However, following this bubble popping the only way to set up a company was by Royal Charter, in an attempt to stop profiteering and speculation. It has been argued that such draconian action, which lasted until after the end of the Napoleonic wars, was one of the factors that had led Britain being almost bankrupt in 1815. So, an unintended consequence to “protect UK investors” by making it difficult to establish a company, led to almost 100 years of restricted economic activity.

It is interesting, and hopefully not prophetic, to be reminded of what Andrew Haldane (who was an Executive Director of Financial Stability at the Bank of England) said in 2009 when he compared the events in 2008 and the problems in modern markets, with the South Sea Bubble. The Guardian newspaper quoted him as saying about the South Sea stock:

‘a company for carrying out an undertaking of great advantage, but nobody to know what it is. Banking became the 21st-century equivalent.’

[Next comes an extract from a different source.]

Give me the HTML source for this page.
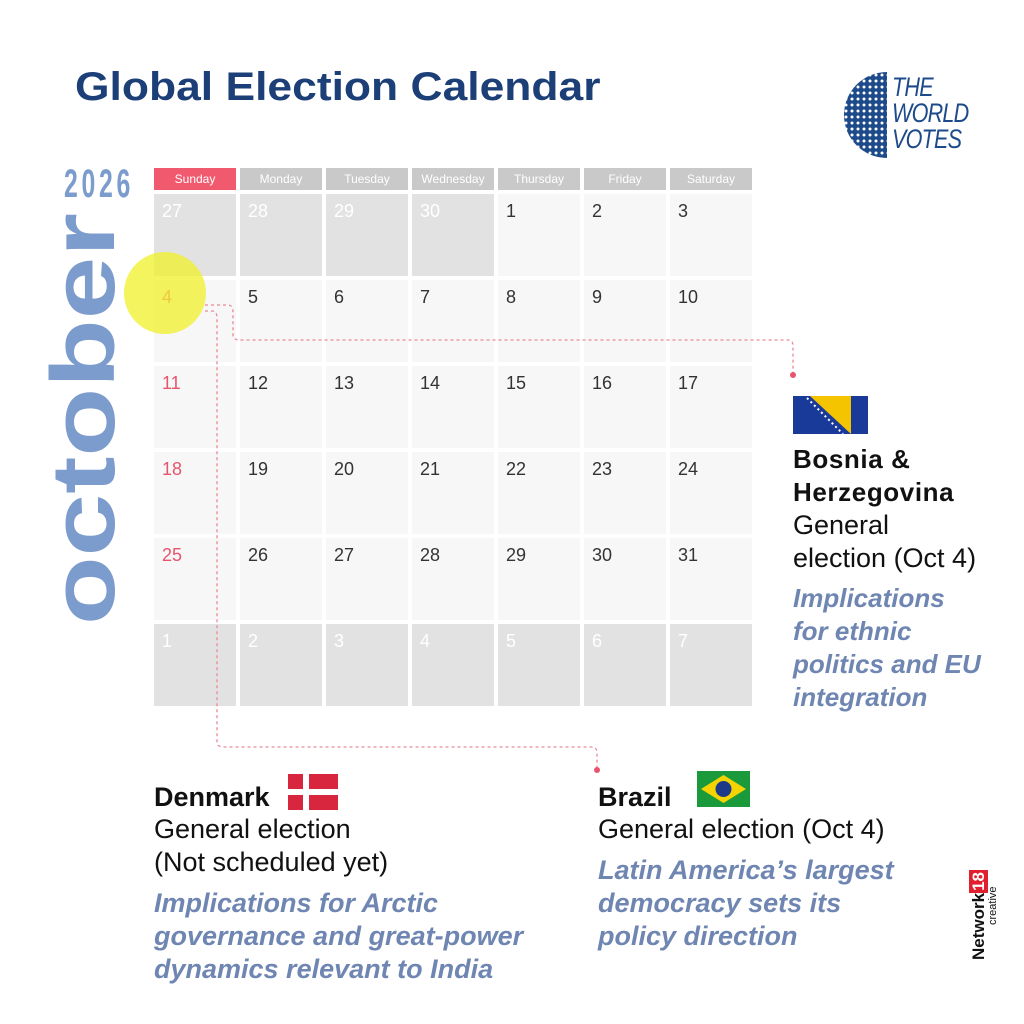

Is it potentially for this reason that the FCA in the UK have been reluctant to ban Initial Coin Offerings (ICOs), or is it more to do with the fact that ICO and the digital assets that they create is akin to grabbing a hand of sand? Before you know, the grains have seeped between your fingers.

Will we see Bitcoin follow similar trials and tribulations? It reminds me of “The Emperor has no clothes”!

ICOs and the tokens that they generate, being digital, can be created and launched from anywhere in the world. So surely it is better that you try and work with them, as opposed to banning them in a “nanny state” manner. After all, ICOs in 2017 have raised over $3.8 Billion, and on the back of this are raising tax receipts and creating jobs. Some of the ICOs are developing new technologies which holds the promise to help make our lives more efficient, transparent and cost effective.

However, regulators are beginning to turn their attention on ICOs with an announcement on 11 December 2017 that

“Securities and Exchange Commission aims to police a recent deluge of so-called ICOs of bitcoin-like cryptocurrencies, the SEC stopped a Yelp-like app called Munchee Inc. from offering its own digital tokens, forcing it to return the cash it had raised to investors”.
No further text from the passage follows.